Plotting code records
____________________

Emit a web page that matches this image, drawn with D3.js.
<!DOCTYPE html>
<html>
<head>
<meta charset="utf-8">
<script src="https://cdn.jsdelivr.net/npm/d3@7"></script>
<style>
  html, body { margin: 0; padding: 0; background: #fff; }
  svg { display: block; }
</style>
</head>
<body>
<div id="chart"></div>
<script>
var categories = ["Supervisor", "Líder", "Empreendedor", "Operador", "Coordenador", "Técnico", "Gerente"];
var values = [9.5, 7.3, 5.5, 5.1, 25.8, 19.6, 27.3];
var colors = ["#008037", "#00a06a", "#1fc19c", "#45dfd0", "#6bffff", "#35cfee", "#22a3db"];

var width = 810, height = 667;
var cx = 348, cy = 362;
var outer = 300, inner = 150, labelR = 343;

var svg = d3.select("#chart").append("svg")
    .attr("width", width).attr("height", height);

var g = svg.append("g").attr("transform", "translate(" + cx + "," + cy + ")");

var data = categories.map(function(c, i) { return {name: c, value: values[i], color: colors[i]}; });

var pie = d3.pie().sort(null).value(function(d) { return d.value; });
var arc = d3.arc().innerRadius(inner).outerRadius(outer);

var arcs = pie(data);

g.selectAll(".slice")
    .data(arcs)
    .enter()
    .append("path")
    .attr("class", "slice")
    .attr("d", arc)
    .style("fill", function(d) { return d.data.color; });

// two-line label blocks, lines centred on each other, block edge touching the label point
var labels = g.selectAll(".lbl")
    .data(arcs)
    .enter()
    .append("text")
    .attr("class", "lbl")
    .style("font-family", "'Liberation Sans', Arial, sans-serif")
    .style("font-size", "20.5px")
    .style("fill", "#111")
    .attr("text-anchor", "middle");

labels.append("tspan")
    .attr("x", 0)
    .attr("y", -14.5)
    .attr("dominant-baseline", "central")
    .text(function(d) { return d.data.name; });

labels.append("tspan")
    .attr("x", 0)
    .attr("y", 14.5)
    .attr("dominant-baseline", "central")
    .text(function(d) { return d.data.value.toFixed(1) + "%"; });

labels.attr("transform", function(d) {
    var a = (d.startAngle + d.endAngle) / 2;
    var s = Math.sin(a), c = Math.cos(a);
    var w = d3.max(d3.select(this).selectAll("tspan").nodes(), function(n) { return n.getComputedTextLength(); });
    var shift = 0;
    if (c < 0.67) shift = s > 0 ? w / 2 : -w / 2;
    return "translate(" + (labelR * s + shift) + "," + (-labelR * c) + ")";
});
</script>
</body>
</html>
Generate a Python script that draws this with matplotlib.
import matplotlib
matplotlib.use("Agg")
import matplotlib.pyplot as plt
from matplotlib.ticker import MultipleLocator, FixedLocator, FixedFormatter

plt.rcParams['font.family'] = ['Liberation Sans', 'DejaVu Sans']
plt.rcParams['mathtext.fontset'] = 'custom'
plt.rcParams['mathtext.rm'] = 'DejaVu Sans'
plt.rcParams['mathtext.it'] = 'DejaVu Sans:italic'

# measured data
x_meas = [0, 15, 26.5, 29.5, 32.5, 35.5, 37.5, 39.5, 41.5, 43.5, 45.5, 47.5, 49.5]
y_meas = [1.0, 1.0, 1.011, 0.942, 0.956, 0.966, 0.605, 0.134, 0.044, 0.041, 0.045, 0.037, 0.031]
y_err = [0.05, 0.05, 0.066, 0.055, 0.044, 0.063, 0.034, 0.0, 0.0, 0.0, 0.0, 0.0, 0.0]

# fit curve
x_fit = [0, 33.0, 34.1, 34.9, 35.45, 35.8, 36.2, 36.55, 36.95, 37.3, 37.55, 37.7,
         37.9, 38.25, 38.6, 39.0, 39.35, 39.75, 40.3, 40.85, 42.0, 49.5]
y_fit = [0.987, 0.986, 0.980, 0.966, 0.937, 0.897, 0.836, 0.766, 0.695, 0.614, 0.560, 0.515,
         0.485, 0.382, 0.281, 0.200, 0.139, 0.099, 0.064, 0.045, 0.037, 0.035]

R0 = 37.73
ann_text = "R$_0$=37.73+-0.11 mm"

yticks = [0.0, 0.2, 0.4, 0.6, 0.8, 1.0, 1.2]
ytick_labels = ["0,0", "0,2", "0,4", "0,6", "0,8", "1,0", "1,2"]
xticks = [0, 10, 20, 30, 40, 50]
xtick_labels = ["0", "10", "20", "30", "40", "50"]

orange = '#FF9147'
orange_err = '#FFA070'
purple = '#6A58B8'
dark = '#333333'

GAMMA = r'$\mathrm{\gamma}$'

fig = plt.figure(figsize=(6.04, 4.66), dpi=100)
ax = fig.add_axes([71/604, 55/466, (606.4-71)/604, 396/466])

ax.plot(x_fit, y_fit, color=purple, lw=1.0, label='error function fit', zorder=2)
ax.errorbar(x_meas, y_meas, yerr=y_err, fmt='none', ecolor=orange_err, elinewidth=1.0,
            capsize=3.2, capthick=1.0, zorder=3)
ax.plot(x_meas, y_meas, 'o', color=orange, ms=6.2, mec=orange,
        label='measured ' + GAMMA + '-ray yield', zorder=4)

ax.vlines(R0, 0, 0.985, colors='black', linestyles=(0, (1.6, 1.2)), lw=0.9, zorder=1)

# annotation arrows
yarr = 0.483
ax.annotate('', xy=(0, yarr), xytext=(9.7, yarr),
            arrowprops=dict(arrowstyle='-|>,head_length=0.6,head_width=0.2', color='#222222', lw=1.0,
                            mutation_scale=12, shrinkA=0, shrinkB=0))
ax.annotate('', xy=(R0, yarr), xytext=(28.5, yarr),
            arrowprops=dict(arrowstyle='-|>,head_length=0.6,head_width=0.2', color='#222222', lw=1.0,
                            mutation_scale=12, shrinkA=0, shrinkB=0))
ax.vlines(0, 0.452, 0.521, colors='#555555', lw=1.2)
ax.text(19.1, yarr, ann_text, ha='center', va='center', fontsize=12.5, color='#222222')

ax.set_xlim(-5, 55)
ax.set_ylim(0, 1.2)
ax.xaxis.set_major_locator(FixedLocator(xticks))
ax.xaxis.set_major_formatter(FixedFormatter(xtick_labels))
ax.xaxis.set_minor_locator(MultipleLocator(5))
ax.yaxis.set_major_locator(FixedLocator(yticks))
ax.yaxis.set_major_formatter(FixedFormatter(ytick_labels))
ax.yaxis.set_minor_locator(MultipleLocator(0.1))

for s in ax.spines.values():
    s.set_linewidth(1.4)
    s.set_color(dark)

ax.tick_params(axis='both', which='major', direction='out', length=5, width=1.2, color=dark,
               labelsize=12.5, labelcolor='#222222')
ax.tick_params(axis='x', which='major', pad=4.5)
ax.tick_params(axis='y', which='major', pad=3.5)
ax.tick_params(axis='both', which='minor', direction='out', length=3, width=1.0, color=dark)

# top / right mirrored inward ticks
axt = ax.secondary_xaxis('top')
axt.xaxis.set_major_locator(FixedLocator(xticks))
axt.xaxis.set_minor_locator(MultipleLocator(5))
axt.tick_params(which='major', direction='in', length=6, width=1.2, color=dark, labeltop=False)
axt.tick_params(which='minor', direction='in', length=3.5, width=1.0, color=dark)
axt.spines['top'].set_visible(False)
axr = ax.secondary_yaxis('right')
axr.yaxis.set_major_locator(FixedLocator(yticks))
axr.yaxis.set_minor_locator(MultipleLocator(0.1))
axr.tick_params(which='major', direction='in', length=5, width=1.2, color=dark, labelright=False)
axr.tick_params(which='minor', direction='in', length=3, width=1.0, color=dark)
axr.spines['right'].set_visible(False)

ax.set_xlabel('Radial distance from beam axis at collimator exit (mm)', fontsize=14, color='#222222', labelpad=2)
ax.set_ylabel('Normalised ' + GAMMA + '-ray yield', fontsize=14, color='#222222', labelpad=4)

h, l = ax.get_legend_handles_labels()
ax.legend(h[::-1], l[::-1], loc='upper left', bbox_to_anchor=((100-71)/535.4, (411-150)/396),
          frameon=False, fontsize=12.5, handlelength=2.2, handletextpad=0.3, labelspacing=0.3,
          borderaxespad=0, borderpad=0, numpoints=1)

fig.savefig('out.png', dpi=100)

____________________

Return from the data every line that holds "with".

- [Solution below]
Emit a web page that matches this image, drawn with D3.js.
Generate a Python script that draws this with matplotlib.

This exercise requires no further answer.